Friday, June 27, 2008

Good news, bad news about the economy

Incomes surged in May after the government sent out $48 billion in tax stimulus checks. Personal income rose 1.9%, the largest increase since September 2005, and after taxes and adjusted for inflation, real disposable income increased 5.3%, the biggest increase since 1975. Good news, right? Not so fast.
Excluding the impact of the rebates and inflation, real disposable incomes were flat.
And looking ahead, there's little reason to be optimistic according to this economist:
Over the next few months we'll see a return to non-stimulus numbers. And those probably won't be that good. Why you ask? How can someone get a raise when the job market is deteriorating?

Year over year job growth has been deteriorating for a long time, and unemployment is increasing. This is not an environment where an employee can say, "I need a raise."
Wages and salaries grew just 0.3 percent in May according to the Commerce Department, and inflation only increased 0.1 percent, but that's not taking into consideration food and fuel inflation. (Inflation is actually above 5%.) The middle-class is barely treading water, and in many cases we're drowning.

There is one group that's doing well according to the EPI - the wealthy. [my emphasis]
Inequality in the United States continues to worsen. Huge gains at the top of the income scale have been fueled by, among other things, a surging inequality in wages (illustrated in the chart below). The ratio of the wage income of the top 1% of earners to that of the bottom 90% more than doubled between 1979 and 2006, increasing from a ratio of 9.4-to-1 to 19.9-to-1. [...]

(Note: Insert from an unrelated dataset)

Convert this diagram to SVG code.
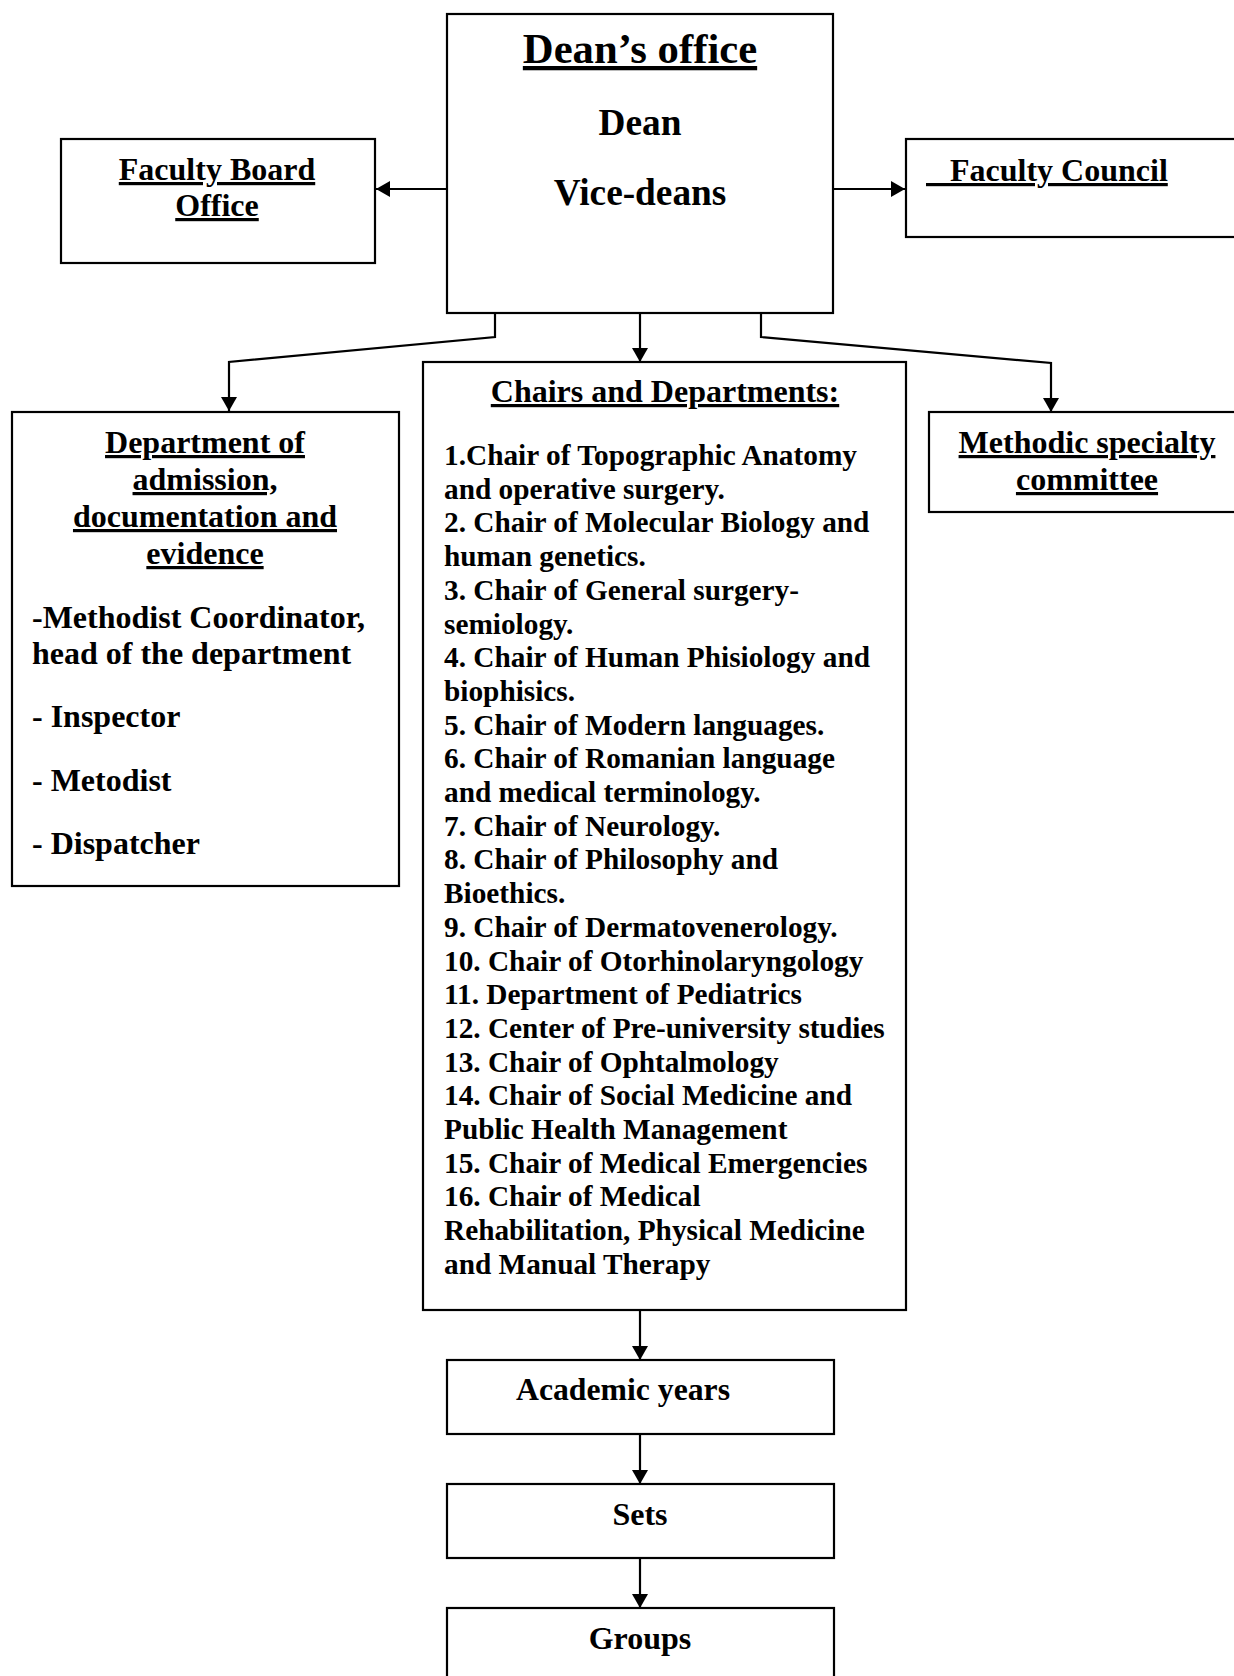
<svg xmlns="http://www.w3.org/2000/svg" width="1234" height="1676" viewBox="0 0 1234 1676">
<style>
.box{fill:#fff;stroke:#000;stroke-width:2.2}
.t{font-family:"Liberation Serif","Times New Roman",serif;font-weight:bold;fill:#000}
.c{text-anchor:middle}
.u{text-decoration:underline;text-decoration-thickness:3px;text-underline-offset:4px}
.s32{font-size:32px}
.s29{font-size:29.3px}
.s37{font-size:37.3px}
.s43{font-size:42.7px}
.con{fill:none;stroke:#000;stroke-width:2.2}
</style>
<defs>
<marker id="ah" viewBox="0 0 14 16" refX="14" refY="8" markerWidth="14" markerHeight="16" markerUnits="userSpaceOnUse" orient="auto">
<path d="M0,0 L14,8 L0,16 Z" fill="#000"/>
</marker>
</defs>
<rect width="1234" height="1676" fill="#fff"/>

<g id="connectors">
<line class="con" x1="447" y1="189" x2="376" y2="189" marker-end="url(#ah)"/>
<line class="con" x1="833" y1="189" x2="905" y2="189" marker-end="url(#ah)"/>
<polyline class="con" points="495,313 495,337 229,362 229,411" marker-end="url(#ah)"/>
<line class="con" x1="640" y1="313" x2="640" y2="362" marker-end="url(#ah)"/>
<polyline class="con" points="761,313 761,337 1051,363 1051,412" marker-end="url(#ah)"/>
<line class="con" x1="640" y1="1310" x2="640" y2="1360" marker-end="url(#ah)"/>
<line class="con" x1="640" y1="1434" x2="640" y2="1484" marker-end="url(#ah)"/>
<line class="con" x1="640" y1="1558" x2="640" y2="1608" marker-end="url(#ah)"/>
</g>

<g id="deans-office">
<rect class="box" x="447" y="14" width="386" height="299"/>
<text class="t c u s43" x="640" y="63">Dean’s office</text>
<text class="t c s37" x="640" y="135">Dean</text>
<text class="t c s37" x="640" y="205">Vice-deans</text>
</g>

<g id="faculty-board-office">
<rect class="box" x="61" y="139" width="314" height="124"/>
<text class="t c u s32" x="217" y="180">Faculty Board</text>
<text class="t c u s32" x="217" y="216">Office</text>
</g>

<g id="faculty-council">
<rect class="box" x="906" y="139" width="340" height="98"/>
<text class="t u s32" x="926" y="181" xml:space="preserve">   Faculty Council</text>
</g>

<g id="admission-department">
<rect class="box" x="12" y="412" width="387" height="474"/>
<text class="t c u s32" x="205" y="453">Department of</text>
<text class="t c u s32" x="205" y="490">admission,</text>
<text class="t c u s32" x="205" y="527">documentation and</text>
<text class="t c u s32" x="205" y="564">evidence</text>
<text class="t s32" x="32" y="628">-Methodist Coordinator,</text>
<text class="t s32" x="32" y="664">head of the department</text>
<text class="t s32" x="32" y="727">- Inspector</text>
<text class="t s32" x="32" y="791">- Metodist</text>
<text class="t s32" x="32" y="854">- Dispatcher</text>
</g>

<g id="chairs-departments">
<rect class="box" x="423" y="362" width="483" height="948"/>
<text class="t c u s32" x="665" y="402">Chairs and Departments:</text>
<g class="t s29">
<text x="444" y="465">1.Chair of Topographic Anatomy</text>
<text x="444" y="498.7">and operative surgery.</text>
<text x="444" y="532.4">2. Chair of Molecular Biology and</text>
<text x="444" y="566.1">human genetics.</text>
<text x="444" y="599.8">3. Chair of General surgery-</text>
<text x="444" y="633.5">semiology.</text>
<text x="444" y="667.2">4. Chair of Human Phisiology and</text>
<text x="444" y="700.9">biophisics.</text>
<text x="444" y="734.6">5. Chair of Modern languages.</text>
<text x="444" y="768.3">6. Chair of Romanian language</text>
<text x="444" y="802">and medical terminology.</text>
<text x="444" y="835.7">7. Chair of Neurology.</text>
<text x="444" y="869.4">8. Chair of Philosophy and</text>
<text x="444" y="903.1">Bioethics.</text>
<text x="444" y="936.8">9. Chair of Dermatovenerology.</text>
<text x="444" y="970.5">10. Chair of Otorhinolaryngology</text>
<text x="444" y="1004.2">11. Department of Pediatrics</text>
<text x="444" y="1037.9">12. Center of Pre-university studies</text>
<text x="444" y="1071.6">13. Chair of Ophtalmology</text>
<text x="444" y="1105.3">14. Chair of Social Medicine and</text>
<text x="444" y="1139">Public Health Management</text>
<text x="444" y="1172.7">15. Chair of Medical Emergencies</text>
<text x="444" y="1206.4">16. Chair of Medical</text>
<text x="444" y="1240.1">Rehabilitation, Physical Medicine</text>
<text x="444" y="1273.8">and Manual Therapy</text>
</g>
</g>

<g id="methodic-committee">
<rect class="box" x="929" y="412" width="320" height="100"/>
<text class="t c u s32" x="1087" y="453">Methodic specialty</text>
<text class="t c u s32" x="1087" y="490">committee</text>
</g>

<g id="academic-years">
<rect class="box" x="447" y="1360" width="387" height="74"/>
<text class="t s32" x="516" y="1400" textLength="214" lengthAdjust="spacingAndGlyphs">Academic years</text>
</g>

<g id="sets">
<rect class="box" x="447" y="1484" width="387" height="74"/>
<text class="t c s32" x="640" y="1525">Sets</text>
</g>

<g id="groups">
<rect class="box" x="447" y="1608" width="387" height="80"/>
<text class="t c s32" x="640" y="1649">Groups</text>
</g>
</svg>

But when it comes to the wage income of the highest of the high earners, the staggering gap has become a chasm: in 2004 the upper one-tenth of 1% earned 70.4 times as much as the average person in the bottom 90% of the income scale. Just 25 years earlier in 1979, the ratio that was only 21.0-to-1. In other words, in 1979 it took the highest-paid earners 12.4 days to make what most other earners did in a year, but by 2004 that feat was accomplished in a mere 3.7days.
wage inequality No wonder the University of Michigan's latest survey shows consumers are growing more pessimistic.
The consumer sentiment index fell to 56.4 in June from 59.6 in May and 56.6 in mid-June. It's the lowest since 1980 and the third-lowest reading in the 56-year history of the survey.
Also...
"Moreover, gas prices have risen to an all-time peak, food prices posted the largest increases in decades, home prices have fallen faster than any time since the Great Depression, and there has been widespread distress associated with foreclosures," the report added.
You know conditions are bad when middle-class professionals resort to sleeping in their cars.

2 comments:

Anonymous said...

I didn't think this would happen to me.

The woman who said this isn't any different than the rest of us - she had a middle-class job as a loans processor, and now has lost her home and is sleeping in her car.

Millions of us are just a layoff or an outsource away from the same situation.

And the wealthy have to work almost four whole days before they make what the rest of us do in a year? Poor babies. Let's give them another tax break.

Kathy said...

The vast majority of us are in the same situation, Abi. People are angry and scared. We played by the rules, paid our taxes, and tried to save for retirement, but its still not enough.

Hey, Washington: Instead of bailing out banks and giving tax breaks to the rich, how about helping the ones who need it most? That great vast majority that you've forgotten about.